Obviously, AMD was aware of the memory throughput challenges associated with an MCM design, so it overprovisioned the memory subsystem to accommodate the complexity. Bandwidth varies by only 15% at full saturation. Notably, throughput scales well with limited variation between the different types of access during lighter workloads.
Peer-to-peer (P2P) communication between GPUs is important for AI workloads, which is one of the fastest growing segments in the data center, so performance is critical. AMD's EPYC has an SCH, which is similar to an integrated Northbridge. AMD's switching mechanism inside the processor can reroute device-to-device communication without sending it through the processor's memory subsystem, so it functions very much like a normal switch. This allows EPYC platforms to provide a full 128 PCIe 3.0 lanes without using switches, which reduces cost and complexity. Of course, that doesn't mean much if it doesn't provide the same performance.
AMD presented performance data from a single socket server that shows EPYC offers solid P2P performance when the data flow traverses the Infinity Fabric. The company also presented DMA performance metrics. The "Local DRAM" column quantifies performance when a GPU does DMA access to the memory controller connected to the same die, while the "die-to-die" column measures performance with a DMA request to another die (across the Infinity Fabric). As you can see, performance is similar and even better in some cases. AMD divulged that the Infinity Fabric, which is an updated version of the coherent HyperTransport protocol, holds the directory tables in a dedicated SRAM buffer and also supports Multi-Cast probe.
AMD also presented memory throughput and scaling benchmarks that show an impressive lead over Intel's processors, but the company is still comparing to Broadwell-era processors. As we found in our review, Intel's latest data center processors offer a big generational leap in memory throughput. Lepak explained that the company has had difficulties sourcing Intel's Skylake-based Purley processors but is working to provide updated comparisons. (We've included the test notes in a click-to-expand format at the end of the article.)

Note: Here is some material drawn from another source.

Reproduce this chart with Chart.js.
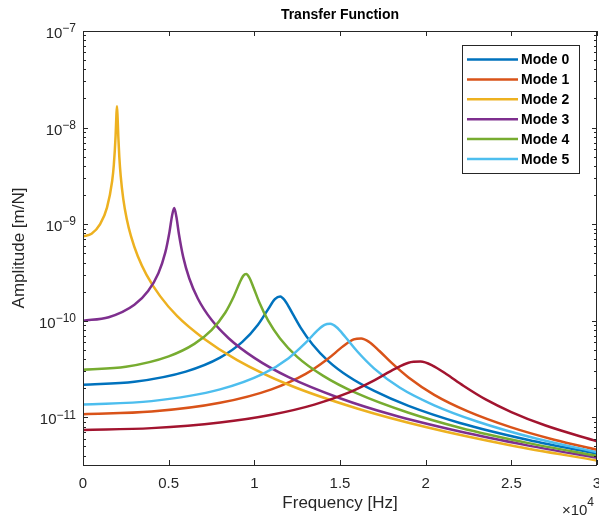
<!DOCTYPE html>
<html>
<head>
<meta charset="utf-8">
<script src="https://cdn.jsdelivr.net/npm/chart.js@4.4.0/dist/chart.umd.min.js"></script>
<style>
  html, body { margin: 0; padding: 0; background: #fff; }
</style>
</head>
<body>
<canvas id="chart" width="599" height="520"></canvas>
<script>
// Frequências (Hz) e amplitudes (m/N), uma lista por modo
const freqMode0 = [0, 3000, 6000, 8000, 9300, 10200, 10800, 11200, 11509, 11800, 12200, 12700, 13400, 14300, 15500, 17000, 19000, 22000, 26000, 30000];
const ampMode0  = [2.17e-11, 2.33e-11, 2.97e-11, 4.14e-11, 6.02e-11, 9.03e-11, 1.31e-10, 1.67e-10, 1.78e-10, 1.60e-10, 1.21e-10, 8.48e-11, 5.67e-11, 3.84e-11, 2.64e-11, 1.87e-11, 1.31e-11, 8.72e-12, 5.81e-12, 4.19e-12];

const freqMode1 = [0, 4000, 8000, 11000, 13000, 14300, 15200, 15800, 16234, 16700, 17300, 18000, 19000, 20500, 22500, 25000, 27500, 30000];
const ampMode1  = [1.074e-11, 1.143e-11, 1.41e-11, 1.945e-11, 2.81e-11, 4.03e-11, 5.45e-11, 6.39e-11, 6.55e-11, 6.02e-11, 4.85e-11, 3.67e-11, 2.58e-11, 1.706e-11, 1.143e-11, 7.85e-12, 5.85e-12, 4.59e-12];

const freqMode2 = [0, 500, 1000, 1400, 1700, 1800, 1900, 1950, 1983, 2020, 2060, 2120, 2200, 2350, 2550, 2800, 3200, 3700, 4500, 5500, 7000, 9000, 12000, 16000, 20000, 25000, 30000];
const ampMode2  = [7.45e-10, 7.96e-10, 9.99e-10, 1.48e-9, 2.78e-9, 4.12e-9, 8.05e-9, 1.354e-8, 1.663e-8, 1.259e-8, 8.12e-9, 4.94e-9, 3.16e-9, 1.826e-9, 1.136e-9, 7.50e-10, 4.64e-10, 3.00e-10, 1.795e-10, 1.113e-10, 6.63e-11, 3.91e-11, 2.17e-11, 1.232e-11, 7.92e-12, 5.10e-12, 3.56e-12];

const freqMode3 = [0, 1500, 3000, 3800, 4400, 4800, 5050, 5200, 5326, 5450, 5600, 5850, 6200, 6700, 7500, 8500, 10000, 12000, 15000, 18000, 22000, 26000, 30000];
const ampMode3  = [1.0e-10, 1.086e-10, 1.462e-10, 2.027e-10, 3.10e-10, 5.06e-10, 8.35e-10, 1.231e-9, 1.47e-9, 1.19e-9, 7.85e-10, 4.55e-10, 2.75e-10, 1.698e-10, 1.02e-10, 6.58e-11, 4.12e-11, 2.60e-11, 1.573e-11, 1.066e-11, 7.10e-12, 5.08e-12, 3.80e-12];

const freqMode4 = [0, 2500, 5000, 6500, 7500, 8300, 8800, 9150, 9350, 9525, 9700, 9950, 10300, 10800, 11500, 12500, 14000, 16000, 19000, 22000, 26000, 30000];
const ampMode4  = [3.10e-11, 3.33e-11, 4.27e-11, 5.75e-11, 7.98e-11, 1.208e-10, 1.781e-10, 2.484e-10, 2.91e-10, 3.04e-10, 2.81e-10, 2.21e-10, 1.534e-10, 1.006e-10, 6.54e-11, 4.22e-11, 2.70e-11, 1.762e-11, 1.111e-11, 7.78e-12, 5.39e-12, 3.97e-12];

const freqMode5 = [0, 4000, 8000, 10500, 12000, 13000, 13700, 14100, 14426, 14800, 15300, 16000, 17000, 18500, 20500, 23000, 26500, 30000];
const ampMode5  = [1.355e-11, 1.468e-11, 1.943e-11, 2.81e-11, 4.09e-11, 5.91e-11, 7.98e-11, 9.06e-11, 9.28e-11, 8.54e-11, 6.81e-11, 4.82e-11, 3.19e-11, 2.019e-11, 1.329e-11, 9.04e-12, 5.98e-12, 4.34e-12];

// curva vermelha escura (sem entrada na legenda)
const freqMode6 = [0, 4000, 8000, 11000, 13500, 15500, 17000, 18200, 19000, 19700, 20400, 21200, 22200, 23500, 25000, 27000, 30000];
const ampMode6  = [7.39e-12, 7.71e-12, 8.81e-12, 1.061e-11, 1.351e-11, 1.798e-11, 2.413e-11, 3.17e-11, 3.67e-11, 3.77e-11, 3.43e-11, 2.80e-11, 2.119e-11, 1.529e-11, 1.132e-11, 8.20e-12, 5.63e-12];

const modeLabels = ['Mode 0', 'Mode 1', 'Mode 2', 'Mode 3', 'Mode 4', 'Mode 5', 'Mode 6'];
const modeColors = ['#0072BD', '#D95319', '#EDB120', '#7E2F8E', '#77AC30', '#4DBEEE', '#A2142F'];
const legendCount = 6;

// Eixos
const xTickLabels = ['0', '0.5', '1', '1.5', '2', '2.5', '3'];
const yTickValues = [1e-7, 1e-8, 1e-9, 1e-10, 1e-11];
const yTickExponents = ['\u22127', '\u22128', '\u22129', '\u221210', '\u221211'];
const yMin = 3.2e-12;
const yMax = 1e-7;

const allFreqs = [freqMode0, freqMode1, freqMode2, freqMode3, freqMode4, freqMode5, freqMode6];
const allAmps = [ampMode0, ampMode1, ampMode2, ampMode3, ampMode4, ampMode5, ampMode6];

const FONT = '"Liberation Sans", Arial, Helvetica, sans-serif';
const AXIS_COLOR = '#262626';

// Função para desenhar moldura, ticks, rótulos e legenda no estilo MATLAB
const matlabAxes = {
    id: 'matlabAxes',
    afterDraw(chart) {
        const ctx = chart.ctx;
        const area = chart.chartArea;
        const xs = chart.scales.x;
        const ys = chart.scales.y;

        ctx.save();
        ctx.strokeStyle = AXIS_COLOR;
        ctx.lineWidth = 1;

        // ticks do eixo x (baixo e cima)
        xs.ticks.forEach(t => {
            const px = Math.round(xs.getPixelForValue(t.value)) + 0.5;
            ctx.beginPath();
            ctx.moveTo(px, area.bottom);
            ctx.lineTo(px, area.bottom - 5);
            ctx.moveTo(px, area.top);
            ctx.lineTo(px, area.top + 5);
            ctx.stroke();
        });

        // ticks do eixo y (esquerda e direita)
        ys.ticks.forEach(t => {
            const py = Math.round(ys.getPixelForValue(t.value)) + 0.5;
            const len = t.major ? 5 : 3;
            ctx.beginPath();
            ctx.moveTo(area.left, py);
            ctx.lineTo(area.left + len, py);
            ctx.moveTo(area.right, py);
            ctx.lineTo(area.right - len, py);
            ctx.stroke();
        });

        // moldura
        ctx.strokeRect(Math.round(area.left) + 0.5, Math.round(area.top) + 0.5,
            Math.round(area.right - area.left) - 1, Math.round(area.bottom - area.top));

        // rótulos do eixo y: 10 com expoente
        ctx.fillStyle = AXIS_COLOR;
        ctx.textBaseline = 'middle';
        ctx.textAlign = 'right';
        yTickValues.forEach((v, i) => {
            const py = ys.getPixelForValue(v);
            const expX = area.left - 7;
            ctx.font = '12px ' + FONT;
            const w = ctx.measureText(yTickExponents[i]).width;
            ctx.fillText(yTickExponents[i], expX, py - 2);
            ctx.font = '15px ' + FONT;
            ctx.fillText('10', expX - w, py + 3);
        });

        // multiplicador x10^4
        ctx.font = '12px ' + FONT;
        ctx.fillText('4', 594, 503);
        const w4 = ctx.measureText('4').width;
        ctx.font = '15px ' + FONT;
        ctx.fillText('\u00d710', 594 - w4, 511);

        // título
        ctx.fillStyle = '#000';
        ctx.textAlign = 'center';
        ctx.font = 'bold 14px ' + FONT;
        ctx.fillText('Transfer Function', (area.left + area.right) / 2, 15);

        // legenda
        const boxL = 462, boxT = 45, boxR = 579, boxB = 173;
        ctx.fillStyle = '#fff';
        ctx.fillRect(boxL, boxT, boxR - boxL, boxB - boxT);
        ctx.strokeStyle = '#262626';
        ctx.lineWidth = 1;
        ctx.strokeRect(boxL + 0.5, boxT + 0.5, boxR - boxL, boxB - boxT);
        ctx.textAlign = 'left';
        ctx.font = 'bold 14px ' + FONT;
        chart.data.datasets.slice(0, legendCount).forEach((ds, i) => {
            const y = 59.5 + i * 19.9;
            ctx.strokeStyle = ds.borderColor;
            ctx.lineWidth = 2.5;
            ctx.beginPath();
            ctx.moveTo(467, y);
            ctx.lineTo(518, y);
            ctx.stroke();
            ctx.fillStyle = '#000';
            ctx.fillText(ds.label, 521, y + 1);
        });

        ctx.restore();
    }
};

function buildDatasets() {
    return allFreqs.map((freqs, i) => ({
        label: modeLabels[i],
        data: freqs.map((f, j) => ({ x: f, y: allAmps[i][j] })),
        borderColor: modeColors[i],
        backgroundColor: modeColors[i],
        borderWidth: 2.5,
        pointRadius: 0,
        fill: false,
        cubicInterpolationMode: 'monotone',
        order: allFreqs.length - 1 - i
    }));
}

const ctx = document.getElementById('chart');
window.transferChart = new Chart(ctx, {
    type: 'line',
    data: { datasets: buildDatasets() },
    options: {
        responsive: false,
        animation: false,
        layout: { padding: { top: 31, right: 2, left: 0, bottom: 0 } },
        plugins: {
            legend: { display: false },
            title: { display: false },
            tooltip: { enabled: false }
        },
        scales: {
            x: {
                type: 'linear',
                min: 0,
                max: 30000,
                grid: { display: false, drawTicks: false },
                border: { display: false },
                ticks: {
                    stepSize: 5000,
                    padding: 10,
                    color: AXIS_COLOR,
                    font: { family: FONT, size: 15 },
                    maxRotation: 0,
                    callback: function(value) {
                        return xTickLabels[Math.round(value / 5000)];
                    }
                },
                title: {
                    display: true,
                    text: 'Frequency [Hz]',
                    color: AXIS_COLOR,
                    font: { family: FONT, size: 17 },
                    padding: { top: 0, bottom: 6 }
                },
                afterFit: function(scale) {
                    scale.height = 55;
                    scale.paddingLeft = 0;
                    scale.paddingRight = 0;
                }
            },
            y: {
                type: 'logarithmic',
                min: yMin,
                max: yMax,
                grid: { display: false, drawTicks: false },
                border: { display: false },
                ticks: { display: false },
                title: {
                    display: true,
                    text: 'Amplitude [m/N]',
                    color: AXIS_COLOR,
                    font: { family: FONT, size: 17 },
                    padding: { top: 9, bottom: 0 }
                },
                afterBuildTicks: function(scale) {
                    const ticks = [];
                    for (let e = -12; e <= -7; e++) {
                        for (let m = 1; m <= 9; m++) {
                            const v = m * Math.pow(10, e);
                            if (v >= yMin * 0.999 && v <= yMax * 1.001) {
                                ticks.push({ value: v, major: m === 1 });
                            }
                        }
                    }
                    scale.ticks = ticks;
                },
                afterFit: function(scale) {
                    scale.width = 83;
                    scale.paddingTop = 0;
                    scale.paddingBottom = 0;
                }
            }
        }
    },
    plugins: [matlabAxes]
});
</script>
</body>
</html>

Although AMD has taken the high road and not responded directly to Intel's EPYC slide deck, its Hot Chips presentation seems to dispute a few of Intel's key arguments. First and foremost, AMD designed the die specifically for the data center. Intel's "glue" remark refers to glue logic, which is an industry term for interconnects between die (in this case AMD's Infinity Fabric). In either case, the insinuation that AMD is merely using desktop silicon for the data center certainly has a negative connotation. However, AMD's tactic is innovative and reduces cost. As we stated in our piece covering Intel's deck:
This mitigates the risk that goes into manufacturing complex, monolithic processors, potentially improving yields and keeping costs in check. It also helps the company increase volume at a time when it's going to want plenty of supply. It's a smart strategy for a fabless company that doesn't have Intel's R&D budget to throw around.
Interestingly, Intel's Programmable Solutions Group outlined the company's EMIB (Embedded Multi-die Interconnect Bridge) technology at the show, too. EMIB provides a communication pathway between separate chips to create a unified processing solution, which Intel considers a key technology for its next-gen processors. Although the approaches are different, the motivation behind Intel's EMIB and AMD's Infinity Fabric are similar, which AMD feels validates its approach.
In either case, AMD is humming right along with its EPYC processors, and a wide range of blue chip OEMs and ODMs have platforms coming to market. AMD also announced at the China EPYC technology summit that Tencent will deploy EPYC solutions by the end of the year and JD.com will deploy in the second half of the year. We expect more announcements in the future as the war for data center sockets rages on.